Я, в самом деле, в совершенной искренности ума, взял обязательство возвратить его к его первоначальному состоянию сына Солнца, - и мы блуждали, питаясь палермским вином и дорожными бисквитами, и я спешил найти место и формулу".
Марина
Серебряные и медные колесницы,
Стальные и серебряные носы кораблей,
Бьют пену,
Подымают слои терновых кустов,
Текучести ланд
И огромные колеи отлива,
Тянутся кругообразно к востоку,
К столпам леса,
К середине насыпи,
Угол которой избит водоворотами света.
Зимнее празднество
"Водопад звенит за избушками комической оперы. Жирандоли тянутся во фруктовых садах и в аллеях соседних речными излучинами - зелень и румянец заката. Нимфы Горация, причесанные по моде Первой империи. -
Сибирские Хороводы, китаянки Буше".
Исторический вечер
Приводим перевод Ф. Сологуба, заключительные строфы которого, к сожалению, содержат небрежности: "физик", надо "лекарь" (le physicien); "объятия", надо "пожары":
"В какой-нибудь вечер, например, когда найдется наивный турист, удалившийся от наших экономических ужасов, рука художника оживляет клавесин лугов: играют в карты в глубине пруда, зеркала, вызывающего королев и миньон; есть святые, покрывала, и нити гармонии, и легендарные хроматизмы, на закате.

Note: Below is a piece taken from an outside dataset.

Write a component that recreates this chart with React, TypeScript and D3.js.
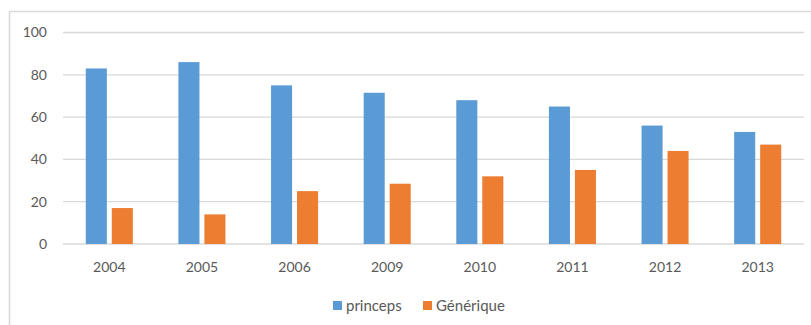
import React from "react";
import * as d3 from "d3";

const years = ["2004", "2005", "2006", "2009", "2010", "2011", "2012", "2013"];
const princeps = [83, 86, 75, 71.5, 68, 65, 56, 53];
const generique = [17, 14, 25, 28.5, 32, 35, 44, 47];
const seriesNames = ["princeps", "Générique"];
const seriesColors = ["#5B9BD5", "#ED7D31"];
const yTicks = [0, 20, 40, 60, 80, 100];

export default function App() {
  const W = 811, H = 325;
  const left = 63, right = 804, top = 32.5, bottom = 244;
  const x0 = d3.scaleBand<string>().domain(years).range([left, right]).paddingInner(0.492).paddingOuter(0.246);
  const x1 = d3.scaleBand<string>().domain(seriesNames).range([0, x0.bandwidth()]).paddingInner(0.19).paddingOuter(0);
  const y = d3.scaleLinear().domain([0, 100]).range([bottom, top]);
  const data = [princeps, generique];
  const font = "Lato, 'Open Sans', sans-serif";
  return (
    <svg width={W} height={H} style={{ position: "absolute", left: 0, top: 0, background: "#fff" }}>
      <rect x={9.5} y={11.5} width={W + 10} height={H + 10} fill="#fff" stroke="#D9D9D9" strokeWidth={1.5} />
      {yTicks.map((t) => (
        <g key={t}>
          <line x1={left} x2={right} y1={y(t)} y2={y(t)} stroke="#D9D9D9" strokeWidth={1.3} />
          <text x={47} y={y(t)} dy="0.35em" textAnchor="end" fontFamily={font} fontSize={14} fill="#595959">{t}</text>
        </g>
      ))}
      {years.map((yr, i) => (
        <g key={yr}>
          {data.map((s, j) => (
            <rect key={j} x={(x0(yr) as number) + (x1(seriesNames[j]) as number)} y={y(s[i])} width={x1.bandwidth()} height={bottom - y(s[i])} fill={seriesColors[j]} />
          ))}
          <text x={(x0(yr) as number) + x0.bandwidth() / 2} y={267} dy="0.35em" textAnchor="middle" fontFamily={font} fontSize={14} fill="#595959">{yr}</text>
        </g>
      ))}
      <g>
        <rect x={333} y={301} width={9} height={9} fill={seriesColors[0]} />
        <text x={346} y={305.5} dy="0.35em" fontFamily={font} fontSize={15} fill="#595959">{seriesNames[0]}</text>
        <rect x={423} y={301} width={9} height={9} fill={seriesColors[1]} />
        <text x={436} y={305.5} dy="0.35em" fontFamily={font} fontSize={15} fill="#595959">{seriesNames[1]}</text>
      </g>
    </svg>
  );
}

Он вздрагивает при проходе охот и орд. Комедия услаждает на подмостках газона. И смущение бедных и слабых на этих бессмысленных плоскостях!
и плоский, Африка и Запад, будет воздвигаться. Затем балет известных морей и ночей, химия без ценностей и невозможные мелодии.
утверждения которой уж есть скорбь!
Нет! момент бань, поднятых морей, подземных объятий, унесенной планеты и основательных истреблений, - уверенности, так незлобно указанные Библией и Норнами, - он будет дан серьезному существу для наблюдения.
Однако это не будет действие легенды!"